On one stormy evening last summer, a group of Darby Dan Farm employees gathered at Lexington's Red Mile to cheer on a cherished four-legged athlete in his first race. They discussed running strategy and trained their runner to properly break from the gate. And when a herd of floppy-eared Dachshunds (a.k.a wiener dogs) came charging (more or less) down the stretch under the lights, Team Darby Dan cheered for second-place finisher Paco.
The about 3-year-old Paco belongs to Tracie Willis, financial controller at Darby Dan, but is loved by all in the farm office. Willis adopted Paco from the Lexington Humane Society two years ago when her elderly dog Buddy died. She hoped Paco might make friends with her dog Ginger, a longtime companion to Buddy. Ginger was struggling with the loss of Buddy and though Willis wasn't emotionally ready for another dog, she felt Ginger was lonely. She made an appointment at the shelter for a 'meet and greet' with a puppy she thought would be a good addition to the family. Ginger apparently didn't agree.
“She bit the puppy. Only my dog would bite a puppy,” said Willis. “I said, 'I'm going to leave now' because I was so mortified.”
(The puppy was none the worse for wear. Ginger was a former neglect case before Willis adopted her and lost her front teeth as a result long before this meeting, so her 'bite' was more of a 'gumming.')
On their way out, a humane society employee suggested Willis take a look at a Dachshund who had come in as a stray. The shelter had held onto the dog for longer than usual, expecting to find an owner because the dog was so friendly and well-bred. Willis was skeptical but agreed to meet the young dog anyway.
“He came out and brought me a tennis ball, wagging his tail,” she remembered. “I brought Ginger in, and he wagged his tail at her, she wagged her tail at him, and they started licking each other. They're best friends.”
Paco accompanies Willis to the Darby Dan office occasionally during the week and is her constant companion when she's on weekend duty booking stallions for the breeding season. His favorite part of the day is when they take the shed sheets from the office to the barn.
“The stallion guys love him,” she said. “All week long it's 'How's Paco? Where's Paco? When is he coming in?'”
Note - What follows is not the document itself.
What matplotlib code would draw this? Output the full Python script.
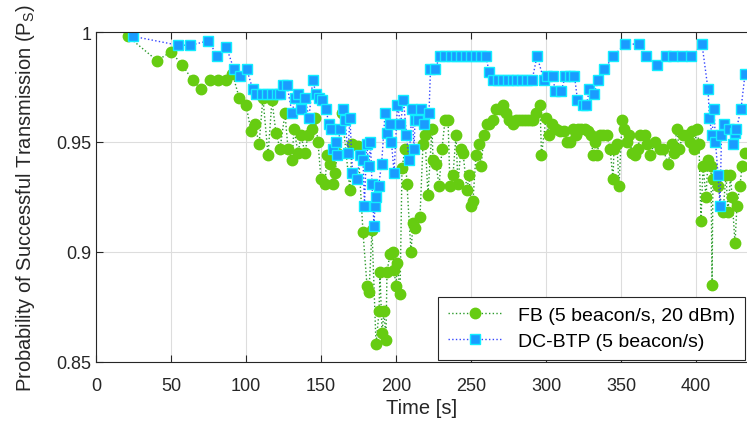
import matplotlib
matplotlib.use('Agg')
import matplotlib.pyplot as plt
import numpy as np

plt.rcParams['font.family'] = ['Liberation Sans', 'DejaVu Sans']
plt.rcParams['mathtext.fontset'] = 'custom'
plt.rcParams['mathtext.rm'] = 'Liberation Sans'

# FB (5 beacon/s, 20 dBm)
t_fb = [21.3, 40.7, 50, 57.5, 64.5, 70, 76, 81.5, 87, 91, 95.5, 100, 103.3, 106, 108.7,
        111.3, 114.7, 117.3, 120, 122.7, 126, 128, 130.7, 132, 134.7, 136.7, 139.3, 141.3,
        144, 146, 148, 150, 152.7, 154, 156, 158, 159.3, 161, 164, 169.3, 170.7, 174.7,
        178, 180.7, 182, 184, 186.7, 188.7, 189.3, 190.7, 192, 193.3, 194, 196, 198, 198.7,
        200, 201, 202.7, 204, 206, 207.3, 210, 211.3, 213, 216, 218, 219.3, 221.3, 224,
        224.7, 226.7, 228.7, 230.7, 232.7, 234.7, 236, 238, 240, 241.3, 243.3, 244.7, 247.3,
        248.7, 250, 251.3, 253.3, 255.3, 256.7, 258.7, 260.7, 262, 264.7, 266.7, 269.3,
        271.3, 273.3, 275.3, 278, 280, 282, 284, 286, 288, 290, 291.5, 293.3, 296, 297, 300,
        302, 304, 306.7, 309.3, 312, 314, 316, 318, 320, 321.3, 323.5, 326, 328, 330, 331.3,
        332.7, 334, 336, 338, 340.7, 342.7, 344.7, 345.3, 347.3, 348.7, 350.7, 352, 354,
        355.3, 357.3, 359.3, 361.3, 362.7, 366, 367.5, 369.3, 372.7, 376, 378, 381.3, 384,
        385.3, 387.3, 388.7, 391.3, 394, 396, 397.3, 398.7, 400.7, 402, 403.3, 404.7, 406.7,
        408, 410, 410.7, 411.3, 414.7, 418, 420, 421.3, 423, 424, 426, 427.3, 429.3, 430.7,
        432.7]
ps_fb = [0.998, 0.987, 0.991, 0.985, 0.978, 0.974, 0.978, 0.978, 0.978, 0.981, 0.970, 0.967,
         0.955, 0.958, 0.949, 0.970, 0.944, 0.969, 0.954, 0.947, 0.963, 0.947, 0.942, 0.956,
         0.945, 0.953, 0.945, 0.953, 0.956, 0.961, 0.950, 0.933, 0.931, 0.944, 0.940, 0.931,
         0.936, 0.945, 0.963, 0.928, 0.949, 0.948, 0.909, 0.8845, 0.882, 0.910, 0.858, 0.873,
         0.891, 0.863, 0.873, 0.860, 0.891, 0.899, 0.900, 0.892, 0.8845, 0.895, 0.881, 0.938,
         0.947, 0.931, 0.900, 0.913, 0.911, 0.916, 0.949, 0.953, 0.926, 0.956, 0.942, 0.940,
         0.930, 0.947, 0.960, 0.960, 0.930, 0.935, 0.953, 0.931, 0.947, 0.945, 0.928, 0.935,
         0.921, 0.923, 0.944, 0.949, 0.939, 0.953, 0.958, 0.958, 0.960, 0.965, 0.965, 0.967,
         0.963, 0.960, 0.958, 0.960, 0.960, 0.960, 0.960, 0.960, 0.960, 0.960, 0.963, 0.967,
         0.944, 0.961, 0.953, 0.958, 0.956, 0.955, 0.955, 0.950, 0.950, 0.956, 0.953, 0.956,
         0.956, 0.956, 0.955, 0.953, 0.944, 0.950, 0.944, 0.953, 0.953, 0.953, 0.947, 0.933,
         0.947, 0.949, 0.930, 0.960, 0.956, 0.950, 0.953, 0.945, 0.944, 0.947, 0.953, 0.953,
         0.949, 0.944, 0.950, 0.947, 0.947, 0.940, 0.949, 0.945, 0.956, 0.947, 0.953, 0.953,
         0.950, 0.955, 0.947, 0.956, 0.949, 0.914, 0.939, 0.925, 0.942, 0.939, 0.885, 0.933,
         0.930, 0.918, 0.935, 0.918, 0.935, 0.925, 0.904, 0.921, 0.930, 0.939, 0.945]

# DC-BTP (5 beacon/s)
t_dc = [25, 54.7, 63, 75, 81, 87, 92, 96, 100.5, 104.5, 107, 110.7, 114, 117.3, 120.7, 123,
        124.7, 127.3, 130.7, 132.7, 134.7, 137, 139.3, 142, 144.5, 146.7, 149, 151, 153.3,
        155.3, 157, 158, 160, 160.7, 162.7, 164.7, 166, 168, 169.3, 171, 174, 176, 178, 179,
        180.4, 182, 183, 184, 185.3, 186, 187, 188.4, 190.4, 192.7, 194, 196, 197, 198.7,
        201, 203, 205, 207, 208.7, 210.7, 212, 212.7, 214.7, 217, 219, 222, 223, 226, 229.3,
        233, 236.7, 240, 243.3, 246.7, 250, 253.3, 256.7, 260, 262, 264.7, 268, 271.3, 274.5,
        277.7, 281, 284.3, 287.5, 290.7, 294, 298.7, 301, 304.7, 306, 310, 313, 316, 319,
        321, 324.7, 327, 329, 332, 335, 339, 344.7, 353, 362, 367, 374, 380, 385, 391, 397,
        404, 408, 409, 410.7, 412, 413, 414.7, 416, 417, 418.7, 422, 424.7, 426, 427, 430,
        432.7]
ps_dc = [0.998, 0.994, 0.994, 0.996, 0.989, 0.993, 0.983, 0.980, 0.983, 0.974, 0.972, 0.972,
         0.972, 0.972, 0.972, 0.972, 0.976, 0.976, 0.963, 0.970, 0.972, 0.965, 0.970, 0.961,
         0.978, 0.972, 0.970, 0.969, 0.965, 0.958, 0.956, 0.947, 0.950, 0.944, 0.956, 0.965,
         0.960, 0.945, 0.961, 0.936, 0.933, 0.944, 0.942, 0.921, 0.949, 0.939, 0.950, 0.931,
         0.912, 0.921, 0.925, 0.930, 0.940, 0.963, 0.954, 0.958, 0.950, 0.936, 0.967, 0.958,
         0.969, 0.953, 0.942, 0.965, 0.947, 0.960, 0.960, 0.965, 0.958, 0.963, 0.983, 0.983,
         0.989, 0.989, 0.989, 0.989, 0.989, 0.989, 0.989, 0.989, 0.989, 0.989, 0.982, 0.978,
         0.978, 0.978, 0.978, 0.978, 0.978, 0.978, 0.978, 0.978, 0.989, 0.978, 0.980, 0.980,
         0.973, 0.973, 0.980, 0.980, 0.980, 0.969, 0.967, 0.967, 0.974, 0.972, 0.978, 0.983,
         0.989, 0.9945, 0.9945, 0.989, 0.985, 0.989, 0.989, 0.989, 0.989, 0.9945, 0.974,
         0.961, 0.953, 0.965, 0.950, 0.935, 0.921, 0.953, 0.958, 0.956, 0.949, 0.954, 0.956,
         0.965, 0.981]

fig = plt.figure(figsize=(7.47, 4.27), dpi=100)
ax = fig.add_axes([0.1285, 0.150, 0.8715, 0.7727])

ax.plot(t_fb, ps_fb, linestyle=':', color='#2a9a2a', linewidth=1.0,
        marker='o', markersize=7.5, markerfacecolor='#66cc11', markeredgecolor='#66cc11',
        label='FB (5 beacon/s, 20 dBm)')
ax.plot(t_dc, ps_dc, linestyle=':', color='#3344ff', linewidth=1.0,
        marker='s', markersize=6.8, markerfacecolor='#1a9cff', markeredgecolor='#11eeff',
        markeredgewidth=1.0, label='DC-BTP (5 beacon/s)')

ax.set_xlim(0, 434)
ax.set_ylim(0.85, 1.0)
ax.set_xticks(np.arange(0, 401, 50))
ax.set_yticks([0.85, 0.9, 0.95, 1.0])
ax.set_yticklabels(['0.85', '0.9', '0.95', '1'])
ax.grid(True, color='#dddddd', linewidth=0.8)
ax.set_axisbelow(True)
ax.tick_params(direction='in', length=5, labelsize=13, top=True, colors='#262626',
               labelcolor='#262626')
ax.tick_params(axis='x', pad=11)
for side in ['left', 'top', 'bottom']:
    ax.spines[side].set_color('#262626')
ax.spines['right'].set_visible(False)

ax.set_xlabel('Time [s]', fontsize=14.5, color='#262626', labelpad=3)
ax.set_ylabel(r'Probability of Successful Transmission (P$_\mathrm{S}$)', fontsize=14.5,
              color='#262626', labelpad=14)

leg = ax.legend(loc='lower right', fontsize=14, fancybox=False, framealpha=1,
                edgecolor='#262626', borderaxespad=0.1, handlelength=2.8,
                borderpad=0.5, labelspacing=0.45)
leg.get_frame().set_linewidth(0.8)

plt.savefig('out.png', dpi=100)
They love him so much, in fact, that stallion manager Ryan Watson lets Paco help him feed the stallions. Each afternoon, Watson makes his way down the aisle at mealtime carrying two buckets with Paco in tow, then leaves the dog and one bucket outside a stall while he ducks in to feed. (Watson insures the stallions and the dog are on opposite sides of the stall door so no one gets hurt.)
“He'll pretend he doesn't notice while Paco gets on his hind legs and tries eating out of the bucket. Then when Ryan comes out he sits down and pretends that he was just watching the bucket for him,” said Willis. “They will go stall to stall together. It is adorable.”
Paco's predecessor, Buddy, had traveled the wiener dog racing circuit and Willis had no idea whether Paco would have any interest or show any speed. The stallion crew at Darby Dan decided they could get the young dog racing fit with the right preparation. Watson saved a box and outfitted it to resemble the start box Dachshunds must jump out of. Ryan Norton, stallion director, came up with an idea for the perfect treat to lure Paco into breezing speed.
Paco, as it happens, is an 'easy keeper' – meaning Willis is constantly working to keep weight off him. His treat of choice is the unexciting piece of carrot.
“He said, 'You have got to stop feeding him carrots, and when you step out onto that track, you've got to offer him a hot dog. I guarantee you, that dog will run for a hot dog,'” laughed Willis.
Willis took Paco to Red Mile's annual Wiener Dog Race in summer 2018, ready with the perfect lure and an enthusiastic cheering section. Paco broke out of the box well and quickly put daylight between him and the rest of the field. He encountered serious traffic when a competitor hit him broadside in the stretch, spinning him 360 degrees and taking his momentum. Willis reminded Paco of the hot dog in her hand, which renewed his interest and he rebroke to come in second. His finish in the heat qualified him for the final race, where he placed a hard-trying fourth.
“The guys from the stallion barn came down afterwards and said 'We need to put some blinkers on him.' They're already planning for next time,” she said. “I booked last weekend and Gabriel [Rodriguez, assistant stallion manager] told me 'Yeah we need to get him back in training.' The race isn't until July.”
When it comes, Paco and his crew will be ready – maybe even with customized Darby Dan blinkers.